* _Provided data_:
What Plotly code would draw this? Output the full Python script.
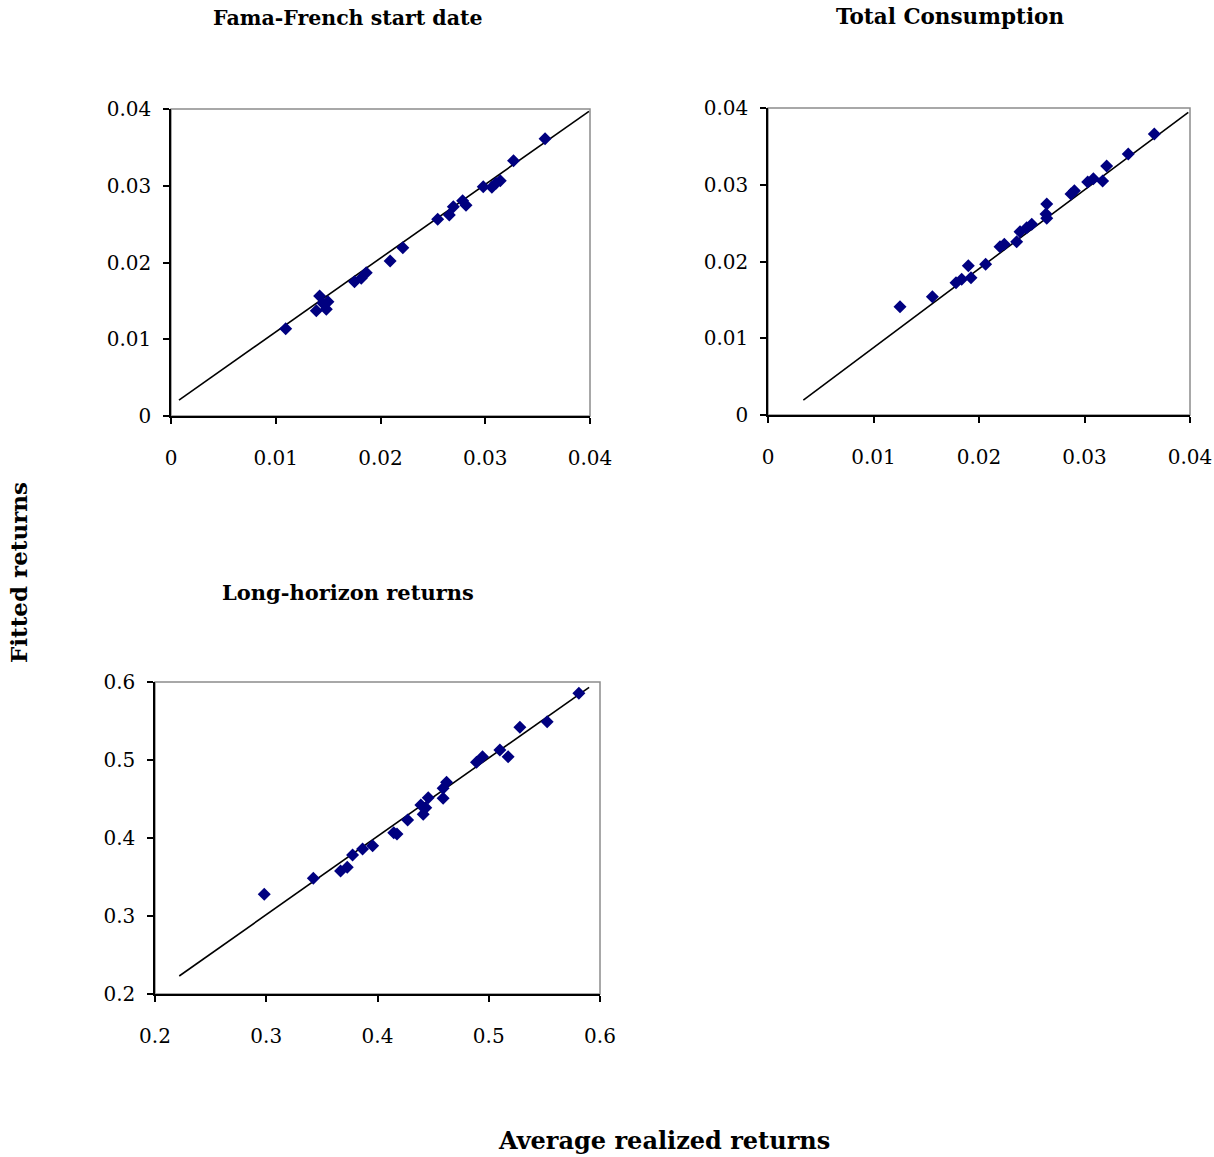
import plotly.graph_objects as go

# Panel 1: Fama-French start date
ff_x = [0.01095, 0.01419, 0.01387, 0.01483, 0.01498, 0.0145, 0.01752, 0.01816, 0.01864,
        0.02092, 0.02213, 0.02546, 0.02657, 0.02695, 0.02784, 0.02816, 0.02981, 0.03063,
        0.03143, 0.03102, 0.0327, 0.03571]
ff_y = [0.01137, 0.01563, 0.01372, 0.0139, 0.0149, 0.0147, 0.0175, 0.01794, 0.01868,
        0.0202, 0.02193, 0.02562, 0.02619, 0.02728, 0.02806, 0.02745, 0.02988, 0.0298,
        0.03066, 0.03031, 0.03327, 0.03613]
ff_line_x = [0.00076, 0.0399]
ff_line_y = [0.00208, 0.0397]

# Panel 2: Total Consumption
tc_x = [0.01251, 0.01558, 0.01782, 0.01836, 0.01899, 0.01924, 0.02063, 0.02199, 0.0224,
        0.02357, 0.02389, 0.02452, 0.025, 0.02642, 0.02642, 0.02635, 0.02872, 0.02904,
        0.0303, 0.03084, 0.03172, 0.0321, 0.03415, 0.03662]
tc_y = [0.01411, 0.01542, 0.01724, 0.01768, 0.01946, 0.01789, 0.01963, 0.02193, 0.02224,
        0.02258, 0.02388, 0.0244, 0.02485, 0.02749, 0.02563, 0.02619, 0.0288, 0.02922,
        0.03036, 0.03079, 0.03049, 0.03244, 0.03401, 0.03661]
tc_line_x = [0.00335, 0.03984]
tc_line_y = [0.00195, 0.03944]

# Panel 3: Long-horizon returns
lh_x = [0.2982, 0.3423, 0.3668, 0.3728, 0.3776, 0.3866, 0.3956, 0.4146, 0.4175, 0.4271,
        0.439, 0.4411, 0.4456, 0.4434, 0.459, 0.459, 0.4621, 0.489, 0.4944, 0.51, 0.5174,
        0.528, 0.5525, 0.581]
lh_y = [0.3278, 0.3483, 0.3577, 0.3624, 0.3782, 0.3859, 0.3901, 0.4068, 0.4051, 0.4231,
        0.4423, 0.4304, 0.4517, 0.4389, 0.4509, 0.4637, 0.4714, 0.497, 0.5042, 0.5128,
        0.5042, 0.5419, 0.5491, 0.5855]
lh_line_x = [0.2218, 0.5902]
lh_line_y = [0.2231, 0.5932]

titles = ["Fama-French start date", "Total Consumption", "Long-horizon returns"]
x_title = "Average realized returns"
y_title = "Fitted returns"

W, H = 1214, 1157
FONT = "DejaVu Serif"
MARK = "#000080"

def px(v):
    return v / W

def py(v):
    return 1 - v / H

def dx(a, b):
    return [px(a), px(b)]

def dy(top, bottom):
    return [py(bottom), py(top)]

panels = [
    dict(x=ff_x, y=ff_y, lx=ff_line_x, ly=ff_line_y, dom_x=dx(171, 590), dom_y=dy(109, 416),
         rng=[0, 0.04], dt=0.01, title=titles[0], tx=348, ty=18, tsize=20.5),
    dict(x=tc_x, y=tc_y, lx=tc_line_x, ly=tc_line_y, dom_x=dx(768, 1190), dom_y=dy(108, 415),
         rng=[0, 0.04], dt=0.01, title=titles[1], tx=950, ty=17, tsize=21.5),
    dict(x=lh_x, y=lh_y, lx=lh_line_x, ly=lh_line_y, dom_x=dx(155, 600), dom_y=dy(682, 994),
         rng=[0.2, 0.6], dt=0.1, title=titles[2], tx=348, ty=592, tsize=21),
]

fig = go.Figure()
annotations = []
shapes = []
for i, p in enumerate(panels, start=1):
    xa = "x" if i == 1 else f"x{i}"
    ya = "y" if i == 1 else f"y{i}"
    fig.add_trace(go.Scatter(x=p["lx"], y=p["ly"], mode="lines",
                             line=dict(color="black", width=1.6),
                             xaxis=xa, yaxis=ya, showlegend=False, hoverinfo="skip"))
    fig.add_trace(go.Scatter(x=p["x"], y=p["y"], mode="markers",
                             marker=dict(symbol="diamond", size=10, color=MARK,
                                         line=dict(width=0)),
                             xaxis=xa, yaxis=ya, showlegend=False))
    axcommon = dict(range=p["rng"], dtick=p["dt"], tick0=p["rng"][0], showgrid=False,
                    zeroline=False, showline=True, linecolor="black", linewidth=1.5,
                    ticks="outside", ticklen=6, tickcolor="black", tickwidth=1.5,
                    tickfont=dict(family=FONT, size=20, color="black"), mirror=False)
    fig.update_layout(**{
        ("xaxis" if i == 1 else f"xaxis{i}"): dict(domain=p["dom_x"], anchor=ya, ticklabelstandoff=17, **axcommon),
        ("yaxis" if i == 1 else f"yaxis{i}"): dict(domain=p["dom_y"], anchor=xa, ticklabelstandoff=8, **axcommon),
    })
    shapes.append(dict(type="rect", xref="paper", yref="paper",
                       x0=p["dom_x"][0], x1=p["dom_x"][1], y0=p["dom_y"][0], y1=p["dom_y"][1],
                       line=dict(color="#8c8c8c", width=1.5), layer="below"))
    annotations.append(dict(text=f"<b>{p['title']}</b>", x=px(p["tx"]), y=py(p["ty"]),
                            xref="paper", yref="paper", showarrow=False,
                            xanchor="center", yanchor="middle",
                            font=dict(family=FONT, size=p["tsize"], color="black")))

annotations.append(dict(text=f"<b>{x_title}</b>", x=px(664), y=py(1140), xref="paper",
                        yref="paper", showarrow=False, xanchor="center", yanchor="middle",
                        font=dict(family=FONT, size=24, color="black")))
annotations.append(dict(text=f"<b>{y_title}</b>", x=px(18), y=py(573), xref="paper",
                        yref="paper", showarrow=False, xanchor="center", yanchor="middle",
                        textangle=-90, font=dict(family=FONT, size=23, color="black")))

fig.update_layout(width=W, height=H,
                  margin=dict(l=0, r=0, t=0, b=0, pad=0, autoexpand=False),
                  paper_bgcolor="white", plot_bgcolor="white",
                  annotations=annotations, shapes=shapes)

fig.write_html("out.html", config={"displayModeBar": False},
               post_script="document.body.style.margin='0';document.body.style.overflow='hidden';")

* _Task goal_: Repeat the listing above up to and including the line with "tc_line_y = [0.00195, 0.03944]", starting from its first line. Drop any pictures.

* _Exercise solution_:
What Plotly code would draw this? Output the full Python script.
import plotly.graph_objects as go

# Panel 1: Fama-French start date
ff_x = [0.01095, 0.01419, 0.01387, 0.01483, 0.01498, 0.0145, 0.01752, 0.01816, 0.01864,
        0.02092, 0.02213, 0.02546, 0.02657, 0.02695, 0.02784, 0.02816, 0.02981, 0.03063,
        0.03143, 0.03102, 0.0327, 0.03571]
ff_y = [0.01137, 0.01563, 0.01372, 0.0139, 0.0149, 0.0147, 0.0175, 0.01794, 0.01868,
        0.0202, 0.02193, 0.02562, 0.02619, 0.02728, 0.02806, 0.02745, 0.02988, 0.0298,
        0.03066, 0.03031, 0.03327, 0.03613]
ff_line_x = [0.00076, 0.0399]
ff_line_y = [0.00208, 0.0397]

# Panel 2: Total Consumption
tc_x = [0.01251, 0.01558, 0.01782, 0.01836, 0.01899, 0.01924, 0.02063, 0.02199, 0.0224,
        0.02357, 0.02389, 0.02452, 0.025, 0.02642, 0.02642, 0.02635, 0.02872, 0.02904,
        0.0303, 0.03084, 0.03172, 0.0321, 0.03415, 0.03662]
tc_y = [0.01411, 0.01542, 0.01724, 0.01768, 0.01946, 0.01789, 0.01963, 0.02193, 0.02224,
        0.02258, 0.02388, 0.0244, 0.02485, 0.02749, 0.02563, 0.02619, 0.0288, 0.02922,
        0.03036, 0.03079, 0.03049, 0.03244, 0.03401, 0.03661]
tc_line_x = [0.00335, 0.03984]
tc_line_y = [0.00195, 0.03944]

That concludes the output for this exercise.